A toy-problem to start solving middle scale optimization problem on the QC

Hi there!

I am a neophyte in QC, so please be tolerant to my questions :)

I want to try to apply QC for my current field of study because it potentially will allow to optimize large scaled problem. E.g. I need to do some simple optimizations millions of times.

Don't know where to start.
Registered on DWAVE, installed SDK.

Q0) Is there any "template from scratch" showing how to start the problem solve locally using SDK or Leap, or a video lecture with the simplest code example closest to the task explained in the bottom?

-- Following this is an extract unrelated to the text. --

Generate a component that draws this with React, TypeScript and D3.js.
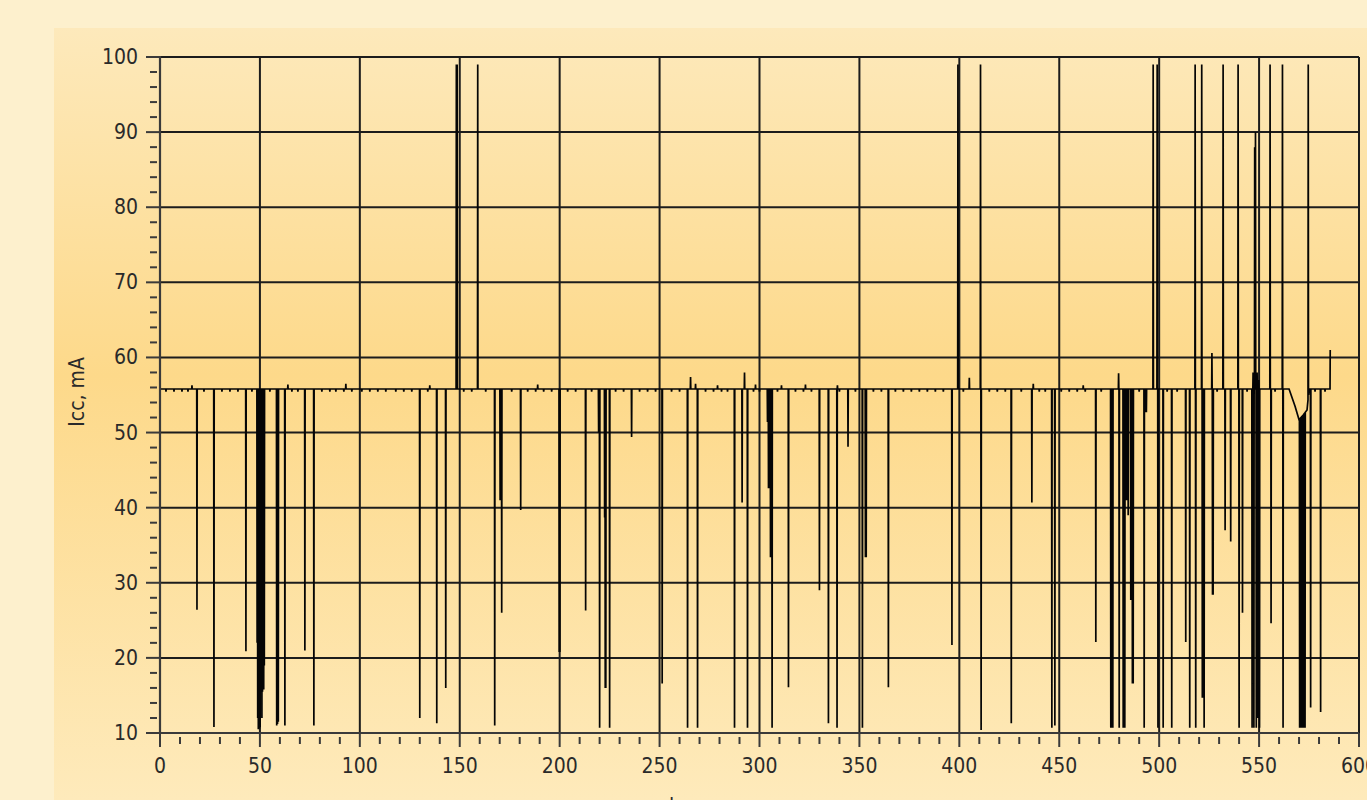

Task Explanation & Questions using toy-problem

I need to optimize some objective function with many binary features  - x (e.g. several millions).
The simplified model is:

Ax = b

where A - known matrix,
x - solution vector,
b - known vector.

Let's assume for the toy problem next sizes A = m x n (3 x 4)
and b is 3, so the shape of numpy arrays are:

A = np.array([[ 1, 2, 3, 4],
[5, 6, 7, 8],
[10.99, 17, 19, 21.5]])

b = np.array([0.51, 0.2, 0.7])

So the sizes for toy-problem are:
A.shape = (3, 4)
b.shape = (3,)

The equation to optimize that is already in the form of a binary quadratic model, matrix form.

||Ax-b||^2 -> min

And I want to try to find the optimal x vector for a given A and b for both options:

a) without any constraints
b) with constraints, simple sum(x) = N

N = 3
np.sum(x) = 3 # constraint on the sum of binary solution variables sum(x) must equal to N

In real life we have equality and inequality constraints, but for the first example, it's better to have the simplest.

As I understood from the site materials we can add constraints two ways.

1) First - to use "updated objective function" and add a term that actually corresponds to a constraint, like this:

||Ax-b||^2 + gamma * (sum(x) - N)^2

Q0.1) Am I correct in my understanding?

2) second is to use CQM: to have direct representation of problem constraints.
In this case to provide constraints - must be more convenient and flexible,
e.g. if I need to use some advancements, like sum(x) must be within some known interval:

 N_l <= sum(x) <= N_u

Q0.2) is it available to use CQM in a trial mode? what are the limitations on the size of the problem?

Q1) how to start actually?  :)
I need to run the program locally (preferred for me) to be able to debug it, and see how the problem can be solved on a small scale, middle, and possibly relatively large. is it possible to use CPU/GPU for this to tune/debug all parameters? Or even in this case if I will use DWave-ocean-SDK it will use the computational nodes and solvers so actual optimization will take place on the nodes while the local machine is used only for task formulation and configuration of solvers used on the backend?

In this case - do I need to create some Python Jupyter Notebook/project locally and try to run it locally? and when I will succeed - try to create a github repository and run it from Leap providing the link to online IDE?

Q2) does CQM and BQM are actually the same? I mean if I want to generalize, CQM  creates BQM for objective function and constraints to use both like BQM or CQM is completely different mathematical formulation?

Q3) Is it available to use CQM in a trial mode? what are the limitations on the size of the problem? or other limiations if I will use SDK or Leap?

Q4) Is there a simple way to compare speedup using DWAVE - e.g. for the middle-size of a problem run it using CPUs/ GPUs locally and using DWave SDK and quantum computing/solver, or hybrid service with quantum solver to understand in numbers how can I get an advantage on the optimization of a given toy-example to count the benefit?